# Stradic FK 4000



## flipper1 (Dec 2, 2013)

Recently added a stradic to my arsenal after reading reviews on similar reels in both price range, drag settings , etc. etc. i was going to use it for bobo's, spanish, pomps, reds etc. off of the pier and was wondering if you fine ladies and gentlemen had advice on reel maintenance for shimanos, I've never owned a shimano reel before (stuck with penn all my life until i recently "sold out" according to my fishing buddies for having bought a staal last year haha). so maintenance and i was thinking about putting 20lb braid backed up with 10lb mono? Please give your two cents! Won't be offended by blunt comments. reel is going on a 6.5 foot st croix MH


----------



## ThaFish (Feb 27, 2013)

20 lb. braid backed w/ 10 lb. mono will work just fine on that reel! Great versatile setup you've got there.


----------



## MrFish (Aug 21, 2009)

Never fished the pier myself, but I have heard they don't like braid up there.


----------



## flipper1 (Dec 2, 2013)

@mrfish its usually the guys off of the end fishing for king that don't like braid. its hard to see and will cut the rest offs mono guys off in a tangle lol


----------



## NKlamerus (Jan 4, 2016)

It's always bugged me they haven't adapted. To each their own I guess. 

If you do go with braid, go with yellow


----------



## Ocean Master (May 20, 2008)

That's a fine reel and maintenance on that reel is very simple. 

Since you are fishing the pier the reel will be away from salt spray. Just a fine mist of fresh water is all you need to wash it off. You can get a small can of corrosionX spray or similar to keep it like new. Spray a rag with the protectant and wipe it down. 

You will want to change the felt drag washers to Carbontex. The oiled felt drag washers will get flattened out quickly using the drag pressure for those fish.
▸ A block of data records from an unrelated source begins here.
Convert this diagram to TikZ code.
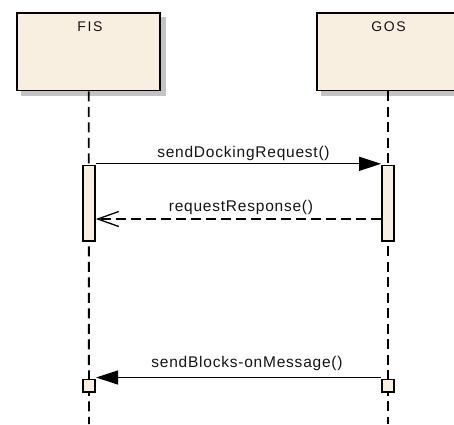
\documentclass[tikz,border=0pt]{standalone}
\usepackage{fontspec}
\setmainfont{Liberation Sans}
\newfontfamily\msgfont{Liberation Sans}[LetterSpace=5]
\newfontfamily\hdrfont{Liberation Sans}[LetterSpace=12]
\usetikzlibrary{arrows.meta,calc,backgrounds}
\definecolor{boxfill}{RGB}{249,239,224}
\definecolor{shadowgray}{RGB}{195,195,195}
\definecolor{txt}{RGB}{20,20,20}
\tikzset{
  headbox/.style={draw=black, fill=boxfill, line width=1.9pt, minimum width=142.7pt, minimum height=77.5pt, inner sep=0pt},
  actbox/.style={draw=black, fill=boxfill, line width=1.7pt, minimum width=12pt, minimum height=75.5pt, inner sep=0pt},
  smallbox/.style={draw=black, fill=boxfill, line width=1.7pt, minimum width=12.4pt, minimum height=12.4pt, inner sep=0pt},
  lifeline/.style={draw=black, line width=1.9pt, dash pattern=on 10pt off 5.5pt},
  hdrtext/.style={font=\hdrfont\fontsize{14}{16}\selectfont, text=txt, anchor=base, inner sep=0pt},
  msgtext/.style={font=\msgfont\fontsize{15.5}{18}\selectfont, text=txt, anchor=base, inner sep=0pt},
  syncmsg/.style={draw=black, line width=1.2pt, -{Triangle[length=22pt,width=14pt]}},
  replymsg/.style={draw=black, line width=1.4pt, dash pattern=on 10pt off 5pt, -{Straight Barb[length=21pt,width=15pt,line width=1.3pt]}},
}
\begin{document}
\begin{tikzpicture}[x=1pt,y=-1pt]
\useasboundingbox (0,0) rectangle (454,424);
\clip (0,0) rectangle (454,424);
% header boxes
\node[headbox] (fis) at (88.7,51.7) {};
\node[headbox] (gos) at (388,51.7) {};
\node[hdrtext] (fist) at (90,31.7) {FIS};
\node[hdrtext] (gost) at (388.5,31.2) {GOS};
\begin{pgfonlayer}{background}
  \fill[shadowgray] ($(fis.north west)+(5,5)$) rectangle ($(fis.south east)+(5,5)$);
  \fill[shadowgray] ($(gos.north west)+(5,5)$) rectangle ($(gos.south east)+(5,5)$);
\end{pgfonlayer}
% lifelines
\coordinate (fisend) at (89,424);
\coordinate (gosend) at (388,424);
\draw[lifeline] (fis.south) -- (fisend);
\draw[lifeline] (gos.south) -- (gosend);
% activations
\node[actbox] (a1) at (89,203.3) {};
\node[actbox] (a2) at (388,203.3) {};
\node[smallbox] (s1) at (89,385.7) {};
\node[smallbox] (s2) at (388,385.7) {};
% messages
\coordinate (m1) at (0,163.8);
\coordinate (m2) at (0,219);
\coordinate (m3) at (0,377.5);
\draw[syncmsg] (a1.east |- m1) -- (a2.west |- m1);
\draw[replymsg] (a2.west |- m2) -- (a1.east |- m2);
\draw[syncmsg] (s2.west |- m3) -- (s1.east |- m3);
% labels
\node[msgtext] (l1) at (243.5,157.3) {sendDockingRequest()};
\node[msgtext] (l2) at (241,211.7) {requestResponse()};
\node[msgtext] (l3) at (247,367.3) {sendBlocks-onMessage()};
\end{tikzpicture}
\end{document}
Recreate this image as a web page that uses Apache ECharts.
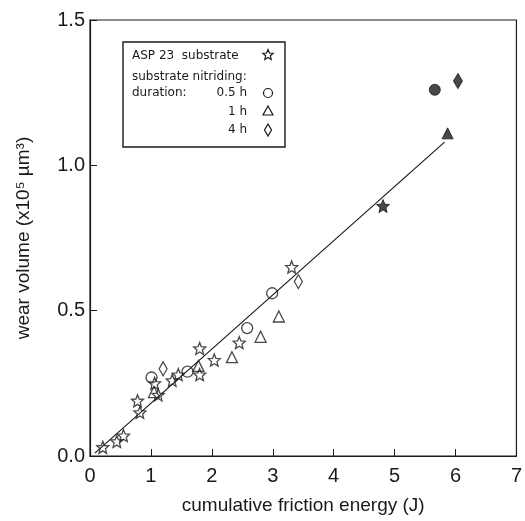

Ive seen the felt washers ruined after a fight with a big Jack Cravalle.

Keith


----------



## flipper1 (Dec 2, 2013)

Ocean Master said:


> That's a fine reel and maintenance on that reel is very simple.
> 
> Since you are fishing the pier the reel will be away from salt spray. Just a fine mist of fresh water is all you need to wash it off. You can get a small can of corrosionX spray or similar to keep it like new. Spray a rag with the protectant and wipe it down.
> 
> ...


@oceanmaster you wouldn't happen to sell the carbonated drag washers do you? i upgraded my 706 to the HT-100 drag washers so i went looking online for them but came out empty handed.


----------